** begin **
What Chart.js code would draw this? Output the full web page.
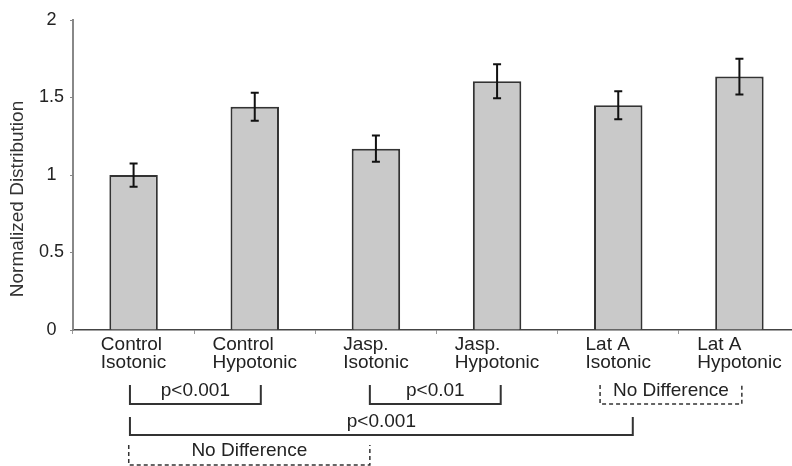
<!DOCTYPE html>
<html>
<head>
<meta charset="utf-8">
<script src="https://cdn.jsdelivr.net/npm/chart.js@4/dist/chart.umd.min.js"></script>
<style>
  html, body { margin: 0; padding: 0; background: #fff; overflow: hidden; }
  canvas { display: block; }
</style>
</head>
<body>
<canvas id="grafico" width="800" height="466"></canvas>
<script>
const categorias = [
    ['Control', 'Isotonic'],
    ['Control', 'Hypotonic'],
    ['Jasp.', 'Isotonic'],
    ['Jasp.', 'Hypotonic'],
    ['Lat A', 'Isotonic'],
    ['Lat A', 'Hypotonic']
];
const medias = [1.0, 1.44, 1.17, 1.605, 1.45, 1.635];
const errores = [0.075, 0.09, 0.085, 0.11, 0.09, 0.115];
const ticksY = [0, 0.5, 1, 1.5, 2];
const tituloY = 'Normalized Distribution';

// comparaciones debajo del eje (desde/hasta en posiciones de categoria)
const comparaciones = [
    { desde: -0.03, hasta: 1.05, texto: 'p<0.001', fila: 0, punteada: false },
    { desde: 1.95, hasta: 3.03, texto: 'p<0.01', fila: 0, punteada: false },
    { desde: 3.85, hasta: 5.02, texto: 'No Difference', fila: 0, punteada: true },
    { desde: -0.03, hasta: 4.12, texto: 'p<0.001', fila: 1, punteada: false },
    { desde: -0.04, hasta: 1.95, texto: 'No Difference', fila: 2, punteada: true }
];
const filas = [
    { arriba: 385, abajo: 404, textoY: 391 },
    { arriba: 417, abajo: 435, textoY: 422 },
    { arriba: 445, abajo: 465, textoY: 451 }
];

const fuente = '"Liberation Sans", Arial, Helvetica, sans-serif';

const pluginExtras = {
    id: 'extras',
    afterDatasetsDraw(chart) {
        const ctx = chart.ctx;
        const y = chart.scales.y;
        const barras = chart.getDatasetMeta(0).data;
        ctx.save();
        ctx.strokeStyle = '#111';
        ctx.lineWidth = 2;
        barras.forEach((barra, i) => {
            const arriba = y.getPixelForValue(medias[i] + errores[i]);
            const abajo = y.getPixelForValue(medias[i] - errores[i]);
            ctx.beginPath();
            ctx.moveTo(barra.x, arriba);
            ctx.lineTo(barra.x, abajo);
            ctx.moveTo(barra.x - 4, arriba);
            ctx.lineTo(barra.x + 4, arriba);
            ctx.moveTo(barra.x - 4, abajo);
            ctx.lineTo(barra.x + 4, abajo);
            ctx.stroke();
        });
        ctx.restore();
    },
    afterDraw(chart) {
        const ctx = chart.ctx;
        const x = chart.scales.x;
        const area = chart.chartArea;
        ctx.save();
        ctx.fillStyle = '#222';
        ctx.font = '19px ' + fuente;

        // etiquetas del eje x, alineadas a la izquierda dentro del bloque
        chart.data.labels.forEach((lineas, i) => {
            const centro = x.getPixelForValue(i);
            const ancho = Math.max(...lineas.map(l => ctx.measureText(l).width));
            ctx.textAlign = 'left';
            ctx.textBaseline = 'alphabetic';
            lineas.forEach((linea, j) => {
                ctx.fillText(linea, centro - ancho / 2, area.bottom + 20 + j * 17.5);
            });
        });

        // titulo del eje y
        ctx.save();
        ctx.translate(18, 199);
        ctx.rotate(-Math.PI / 2);
        ctx.textAlign = 'center';
        ctx.textBaseline = 'middle';
        ctx.fillStyle = '#333';
        ctx.fillText(tituloY, 0, 0);
        ctx.restore();

        // corchetes de comparacion
        const paso = x.getPixelForValue(1) - x.getPixelForValue(0);
        comparaciones.forEach(c => {
            const fila = filas[c.fila];
            const x1 = x.getPixelForValue(0) + c.desde * paso;
            const x2 = x.getPixelForValue(0) + c.hasta * paso;
            ctx.strokeStyle = '#333';
            ctx.lineWidth = c.punteada ? 1.5 : 2;
            ctx.setLineDash(c.punteada ? [4, 3] : []);
            ctx.beginPath();
            ctx.moveTo(x1, fila.arriba);
            ctx.lineTo(x1, fila.abajo);
            ctx.lineTo(x2, fila.abajo);
            ctx.lineTo(x2, fila.arriba);
            ctx.stroke();
            ctx.setLineDash([]);
            ctx.textAlign = 'center';
            ctx.textBaseline = 'middle';
            ctx.fillText(c.texto, (x1 + x2) / 2, fila.textoY);
        });
        ctx.restore();
    }
};

const ctx = document.getElementById('grafico').getContext('2d');

new Chart(ctx, {
    type: 'bar',
    data: {
        labels: categorias,
        datasets: [{
            data: medias,
            backgroundColor: '#c9c9c9',
            borderColor: '#333',
            borderWidth: 2,
            barPercentage: 0.4,
            categoryPercentage: 1
        }]
    },
    options: {
        responsive: false,
        animation: false,
        devicePixelRatio: 1,
        layout: { padding: { top: 20, left: 0, right: 0, bottom: 0 } },
        plugins: {
            legend: { display: false },
            tooltip: { enabled: false }
        },
        scales: {
            x: {
                afterFit: s => { s.height = 136; },
                ticks: { display: false },
                grid: {
                    display: true,
                    drawOnChartArea: false,
                    drawTicks: true,
                    tickLength: 4,
                    color: '#999',
                    offset: true
                },
                border: { color: '#444', width: 1.5 }
            },
            y: {
                min: 0,
                max: 2,
                afterFit: s => { s.width = 73; },
                afterBuildTicks: s => { s.ticks = ticksY.map(v => ({ value: v })); },
                ticks: {
                    crossAlign: 'center',
                    padding: 6,
                    color: '#222',
                    font: { family: fuente, size: 18 },
                    callback: v => String(v)
                },
                grid: {
                    display: true,
                    drawOnChartArea: false,
                    drawTicks: true,
                    tickLength: 3,
                    color: '#888'
                },
                border: { color: '#888', width: 2 }
            }
        }
    },
    plugins: [pluginExtras]
});
</script>
</body>
</html>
** end **
▶ [Work instructions]: Your task is to repeat the data above exactly while excluding the pictures.

▶ [Answer for this exercise]:
What Chart.js code would draw this? Output the full web page.
<!DOCTYPE html>
<html>
<head>
<meta charset="utf-8">
<script src="https://cdn.jsdelivr.net/npm/chart.js@4/dist/chart.umd.min.js"></script>
<style>
  html, body { margin: 0; padding: 0; background: #fff; overflow: hidden; }
  canvas { display: block; }
</style>
</head>
<body>
<canvas id="grafico" width="800" height="466"></canvas>
<script>
const categorias = [
    ['Control', 'Isotonic'],
    ['Control', 'Hypotonic'],
    ['Jasp.', 'Isotonic'],
    ['Jasp.', 'Hypotonic'],
    ['Lat A', 'Isotonic'],
    ['Lat A', 'Hypotonic']
];
const medias = [1.0, 1.44, 1.17, 1.605, 1.45, 1.635];
const errores = [0.075, 0.09, 0.085, 0.11, 0.09, 0.115];
const ticksY = [0, 0.5, 1, 1.5, 2];
const tituloY = 'Normalized Distribution';

// comparaciones debajo del eje (desde/hasta en posiciones de categoria)
const comparaciones = [
    { desde: -0.03, hasta: 1.05, texto: 'p<0.001', fila: 0, punteada: false },
    { desde: 1.95, hasta: 3.03, texto: 'p<0.01', fila: 0, punteada: false },
    { desde: 3.85, hasta: 5.02, texto: 'No Difference', fila: 0, punteada: true },
    { desde: -0.03, hasta: 4.12, texto: 'p<0.001', fila: 1, punteada: false },
    { desde: -0.04, hasta: 1.95, texto: 'No Difference', fila: 2, punteada: true }
];
const filas = [
    { arriba: 385, abajo: 404, textoY: 391 },
    { arriba: 417, abajo: 435, textoY: 422 },
    { arriba: 445, abajo: 465, textoY: 451 }
];

const fuente = '"Liberation Sans", Arial, Helvetica, sans-serif';

const pluginExtras = {
    id: 'extras',
    afterDatasetsDraw(chart) {
        const ctx = chart.ctx;
        const y = chart.scales.y;
        const barras = chart.getDatasetMeta(0).data;
        ctx.save();
        ctx.strokeStyle = '#111';
        ctx.lineWidth = 2;
        barras.forEach((barra, i) => {
            const arriba = y.getPixelForValue(medias[i] + errores[i]);
            const abajo = y.getPixelForValue(medias[i] - errores[i]);
            ctx.beginPath();
            ctx.moveTo(barra.x, arriba);
            ctx.lineTo(barra.x, abajo);
            ctx.moveTo(barra.x - 4, arriba);
            ctx.lineTo(barra.x + 4, arriba);
            ctx.moveTo(barra.x - 4, abajo);
            ctx.lineTo(barra.x + 4, abajo);
            ctx.stroke();
        });
        ctx.restore();
    },
    afterDraw(chart) {
        const ctx = chart.ctx;
        const x = chart.scales.x;
        const area = chart.chartArea;
        ctx.save();
        ctx.fillStyle = '#222';
        ctx.font = '19px ' + fuente;

        // etiquetas del eje x, alineadas a la izquierda dentro del bloque
        chart.data.labels.forEach((lineas, i) => {
            const centro = x.getPixelForValue(i);
            const ancho = Math.max(...lineas.map(l => ctx.measureText(l).width));
            ctx.textAlign = 'left';
            ctx.textBaseline = 'alphabetic';
            lineas.forEach((linea, j) => {
                ctx.fillText(linea, centro - ancho / 2, area.bottom + 20 + j * 17.5);
            });
        });

        // titulo del eje y
        ctx.save();
        ctx.translate(18, 199);
        ctx.rotate(-Math.PI / 2);
        ctx.textAlign = 'center';
        ctx.textBaseline = 'middle';
        ctx.fillStyle = '#333';
        ctx.fillText(tituloY, 0, 0);
        ctx.restore();

        // corchetes de comparacion
        const paso = x.getPixelForValue(1) - x.getPixelForValue(0);
        comparaciones.forEach(c => {
            const fila = filas[c.fila];
            const x1 = x.getPixelForValue(0) + c.desde * paso;
            const x2 = x.getPixelForValue(0) + c.hasta * paso;
            ctx.strokeStyle = '#333';
            ctx.lineWidth = c.punteada ? 1.5 : 2;
            ctx.setLineDash(c.punteada ? [4, 3] : []);
            ctx.beginPath();
            ctx.moveTo(x1, fila.arriba);
            ctx.lineTo(x1, fila.abajo);
            ctx.lineTo(x2, fila.abajo);
            ctx.lineTo(x2, fila.arriba);
            ctx.stroke();
            ctx.setLineDash([]);
            ctx.textAlign = 'center';
            ctx.textBaseline = 'middle';
            ctx.fillText(c.texto, (x1 + x2) / 2, fila.textoY);
        });
        ctx.restore();
    }
};

const ctx = document.getElementById('grafico').getContext('2d');

new Chart(ctx, {
    type: 'bar',
    data: {
        labels: categorias,
        datasets: [{
            data: medias,
            backgroundColor: '#c9c9c9',
            borderColor: '#333',
            borderWidth: 2,
            barPercentage: 0.4,
            categoryPercentage: 1
        }]
    },
    options: {
        responsive: false,
        animation: false,
        devicePixelRatio: 1,
        layout: { padding: { top: 20, left: 0, right: 0, bottom: 0 } },
        plugins: {
            legend: { display: false },
            tooltip: { enabled: false }
        },
        scales: {
            x: {
                afterFit: s => { s.height = 136; },
                ticks: { display: false },
                grid: {
                    display: true,
                    drawOnChartArea: false,
                    drawTicks: true,
                    tickLength: 4,
                    color: '#999',
                    offset: true
                },
                border: { color: '#444', width: 1.5 }
            },
            y: {
                min: 0,
                max: 2,
                afterFit: s => { s.width = 73; },
                afterBuildTicks: s => { s.ticks = ticksY.map(v => ({ value: v })); },
                ticks: {
                    crossAlign: 'center',
                    padding: 6,
                    color: '#222',
                    font: { family: fuente, size: 18 },
                    callback: v => String(v)
                },
                grid: {
                    display: true,
                    drawOnChartArea: false,
                    drawTicks: true,
                    tickLength: 3,
                    color: '#888'
                },
                border: { color: '#888', width: 2 }
            }
        }
    },
    plugins: [pluginExtras]
});
</script>
</body>
</html>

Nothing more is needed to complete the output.